The Tottori takes its name directly from the prefecture that shelters Matsui Shuzo, the family distillery founded in 1910 beneath the quiet bulk of Mount Daisen on Japan's western coast. For more than a century Matsui made shochu and sake here, drawing on Daisen's famously soft snowmelt; their move into whisky is more recent, but it carries the same reverence for local water and slow craftsmanship.
Where the Kurayoshi line is all malt, The Tottori is a true blended whisky — malt whisky married to grain — and it sits at a gentler price point meant to welcome newcomers to the Matsui house style. The blending draws on stocks aged in Matsui's cool, humid Tottori warehouses, where the mild maritime climate allows a softer maturation curve than the heat cycles of Honshu's interior.

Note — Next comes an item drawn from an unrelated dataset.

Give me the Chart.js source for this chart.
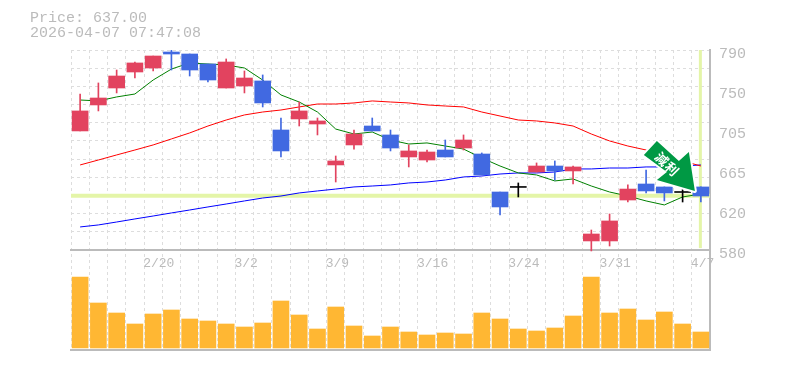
<!DOCTYPE html>
<html>
<head>
<meta charset="utf-8">
<script src="https://cdn.jsdelivr.net/npm/chart.js@4/dist/chart.umd.min.js"></script>
<style>
body { margin: 0; background: #fff; }
canvas { display: block; }
</style>
</head>
<body>
<canvas id="stockChart" width="785" height="370"></canvas>
<script>
// Data
const dates = [
    '2/16','2/17','2/18','2/19','2/20','2/24','2/25','2/26','2/27','3/2',
    '3/3','3/4','3/5','3/6','3/9','3/10','3/11','3/12','3/13','3/16',
    '3/17','3/18','3/19','3/23','3/24','3/25','3/26','3/27','3/30','3/31',
    '4/1','4/2','4/3','4/6','4/7'];
const dateTicks = ['2/20','3/2','3/9','3/16','3/24','3/31','4/7'];
const opens = [705,732.3,750.1,766.9,771.1,787.9,785.8,775.3,750.1,752.2,757.5,706,717.6,712.3,669.3,690.3,710.2,700.8,677.7,674.5,685,687.1,680.8,640.9,646.2,661.9,668.2,663,589.5,589.5,632.5,649.3,646.2,640.9,646.2];
const highs = [743.8,755.4,769,777.4,783.7,790,785.8,775.3,780.6,768,763.8,718.6,735.4,718.6,678.7,706,718.6,706,690.3,685,695.5,700.8,681.9,640.9,650.4,671.4,673.5,668.2,601,617.8,648.3,664,646.2,645.1,646.2];
const lows = [705,726,744.9,760.6,768,769,762.7,756.4,750.1,744.9,730.2,677.7,710.2,700.8,651.4,686,705,684,667.2,672.4,677.7,685,658.8,616.8,635.7,661.9,653.5,649.3,579,584.2,630.4,639.9,631.5,630.4,630.4];
const closes = [726,739.6,762.7,776.4,783.7,785.8,769,758.5,777.4,760.6,734.4,684,726,715.5,673.5,701.8,705,687.1,684,682.9,677.7,695.5,658.8,625.2,646.2,668.2,663,667.2,596.8,610.5,644,642,639.9,640.9,636.7];
const maShort = [737.5,736.5,740.7,743.8,758.5,770,776.4,775.3,774.3,771.1,758.5,742.8,735.4,724.9,707,701.8,703.9,695.5,691.3,692.4,689.2,686,676.6,668.2,660.9,658.8,652.5,654.6,647.2,640.9,636.7,631.5,627.3,635.7,638.8];
const maMid = [669.3,674.5,679.8,685,690.3,696.6,702.9,710.2,716.5,721.8,724.9,727,730.2,733.3,733.3,734.4,736.5,735.4,734.4,732.3,731.2,730.2,724.9,720.7,716.5,715.5,713.4,710.2,701.8,694.5,689.2,685,679.8,673.5,668.2];
const maLong = [604.2,606.3,609.4,612.6,615.7,618.9,622,625.2,628.3,631.5,634.6,636.7,639.9,642,644,646.2,647.2,648.3,650.4,651.4,653.5,656.7,657.7,659.8,660.9,660.9,661.9,665.1,665.1,666.1,666.1,667.2,667.2,668.2,669.3];
const volumes = [71,45,35,24,34,38,29,27,24,21,25,47,33,19,41,22,12,21,16,13,15,14,35,29,19,17,20,32,71,35,39,28,36,24,16];
const priceTicks = [580,622,664,706,748,790];
const priceLabels = ['580','620','665','705','750','790'];
const lastPrice = 637;
const priceText = 'Price: 637.00';
const timeText = '2026-04-07 07:47:08';

const priceMax = 790;
const gridStep = 210 / 11;
const gridTicks = [];
for (let i = 0; i <= 11; i++) {
    gridTicks.push({ value: priceMax - i * gridStep });
}

const upColor = '#e2435f';
const downColor = '#4169e1';
const textColor = '#bbbbbb';
const gridColor = '#dddddd';

function candleColor(i) {
    if (closes[i] > opens[i]) return upColor;
    if (closes[i] < opens[i]) return downColor;
    return '#000000';
}

const colors = opens.map((o, i) => candleColor(i));
// a doji still needs a visible body
const bodies = opens.map((o, i) => o === closes[i] ? [o - 0.5, o + 0.5] : [o, closes[i]]);
const wicks = highs.map((h, i) => [lows[i], h]);

// Pale marker lines at the last price and the last candle
const markerLines = {
    id: 'markerLines',
    beforeDatasetsDraw(chart) {
        const { ctx, chartArea, scales } = chart;
        const yPos = scales.y.getPixelForValue(lastPrice);
        const xPos = scales.x.getPixelForValue(dates.length - 1);
        ctx.save();
        ctx.strokeStyle = '#e4f5a8';
        ctx.lineWidth = 4;
        ctx.beginPath();
        ctx.moveTo(chartArea.left, yPos);
        ctx.lineTo(chartArea.right, yPos);
        ctx.stroke();
        ctx.lineWidth = 3;
        ctx.beginPath();
        ctx.moveTo(xPos - 0.5, chartArea.top);
        ctx.lineTo(xPos - 0.5, scales.y.getPixelForValue(582));
        ctx.stroke();
        ctx.restore();
    }
};

// Green arrow pointing at the last candle
const arrowMarker = {
    id: 'arrowMarker',
    afterDatasetsDraw(chart) {
        const { ctx, scales } = chart;
        const tipX = scales.x.getPixelForValue(dates.length - 1) - 6;
        const tipY = scales.y.getPixelForValue(closes[closes.length - 1]) - 5;
        const outline = [[-38,-50],[-51,-36],[-28,-19],[-38,-11],[0,0],[-6,-39],[-16,-30]];
        ctx.save();
        ctx.translate(tipX, tipY);
        ctx.beginPath();
        outline.forEach((p, i) => i ? ctx.lineTo(p[0], p[1]) : ctx.moveTo(p[0], p[1]));
        ctx.closePath();
        ctx.strokeStyle = '#ffffff';
        ctx.lineWidth = 4;
        ctx.lineJoin = 'round';
        ctx.stroke();
        ctx.fillStyle = '#009944';
        ctx.fill();
        ctx.fillStyle = '#ffffff';
        ctx.font = 'bold 13px "Noto Sans CJK JP"';
        ctx.textAlign = 'center';
        ctx.textBaseline = 'middle';
        ctx.translate(-28, -27);
        ctx.rotate(Math.PI / 4);
        ctx.fillText('減', -7, 0);
        ctx.fillText('利', 7, 0);
        ctx.restore();
    }
};

new Chart(document.getElementById('stockChart'), {
    data: {
        labels: dates,
        datasets: [
            { type: 'bar', label: 'Body', data: bodies, backgroundColor: colors, barThickness: 16, grouped: false, order: 1, yAxisID: 'y' },
            { type: 'bar', label: 'Wick', data: wicks, backgroundColor: colors, barThickness: 1, grouped: false, order: 2, yAxisID: 'y' },
            { type: 'line', label: 'MA short', data: maShort, borderColor: '#008000', borderWidth: 1, pointRadius: 0, tension: 0, order: 3, yAxisID: 'y' },
            { type: 'line', label: 'MA mid', data: maMid, borderColor: '#ff0000', borderWidth: 1, pointRadius: 0, tension: 0, order: 4, yAxisID: 'y' },
            { type: 'line', label: 'MA long', data: maLong, borderColor: '#0000ff', borderWidth: 1, pointRadius: 0, tension: 0, order: 5, yAxisID: 'y' },
            { type: 'bar', label: 'Volume', data: volumes, backgroundColor: '#ffb733', barThickness: 16, grouped: false, order: 6, yAxisID: 'yVol' },
        ],
    },
    options: {
        responsive: false,
        animation: false,
        layout: { padding: { left: 30, bottom: 20 } },
        plugins: {
            legend: { display: false },
            tooltip: { enabled: false },
            title: {
                display: true,
                text: [priceText, timeText],
                align: 'start',
                color: textColor,
                font: { family: '"Liberation Mono"', size: 15, weight: 'normal', lineHeight: 1 },
                padding: { top: 11, bottom: 9 },
            },
        },
        scales: {
            x: {
                type: 'category',
                offset: true,
                position: { y: 580 },
                grid: { offset: true, color: gridColor, drawTicks: false },
                border: { color: textColor, width: 2, dash: [3, 3] },
                ticks: {
                    autoSkip: false,
                    maxRotation: 0,
                    align: 'start',
                    labelOffset: -10,
                    padding: 6,
                    color: textColor,
                    font: { family: '"Liberation Mono"', size: 13 },
                    callback(value) {
                        const label = this.getLabelForValue(value);
                        return dateTicks.includes(label) ? label : '';
                    },
                },
            },
            xBottom: {
                type: 'category',
                position: 'bottom',
                labels: [''],
                afterFit(scale) { scale.height = 0; },
                grid: { display: false },
                ticks: { display: false },
                border: { color: textColor, width: 2 },
            },
            y: {
                position: 'left',
                min: 475,
                max: priceMax,
                afterFit(scale) { scale.width = 41; },
                afterBuildTicks(scale) { scale.ticks = gridTicks; },
                grid: { color: gridColor, drawTicks: false },
                border: { display: false, dash: [3, 3] },
                ticks: { display: false },
            },
            yPrice: {
                position: 'right',
                min: 475,
                max: priceMax,
                afterFit(scale) { scale.width = 75; },
                afterBuildTicks(scale) { scale.ticks = priceTicks.map(v => ({ value: v })); },
                grid: { display: false, drawTicks: false },
                border: { color: textColor, width: 2 },
                ticks: {
                    autoSkip: false,
                    labelOffset: 4,
                    padding: 9,
                    color: textColor,
                    font: { family: '"Liberation Mono"', size: 15 },
                    callback(value) {
                        return priceLabels[priceTicks.indexOf(value)];
                    },
                },
            },
            yVol: {
                display: false,
                min: -2,
                max: 298,
            },
        },
    },
    plugins: [markerLines, arrowMarker],
});
</script>
</body>
</html>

The nose is friendly and approachable — vanilla, honey, a little citrus zest, soft cereal and a faint marzipan note that hints at the malt component. The palate is light and honeyed, with grain sweetness up front, apple and toffee in the middle, and gentle oak tracing the edges without ever asserting itself. There's a clean barley note that anchors the whole thing in malt tradition even though grain is doing much of the work.
The finish is medium and soft, with vanilla, a whisper of oak, and a clean cereal aftertaste. The Tottori is not a whisky that demands your full attention — it's a whisky for easy evenings, highballs, and unfussy pours. But within its modest ambitions it is beautifully made, and it carries its home prefecture's name with quiet pride. A gentle introduction to Matsui's world.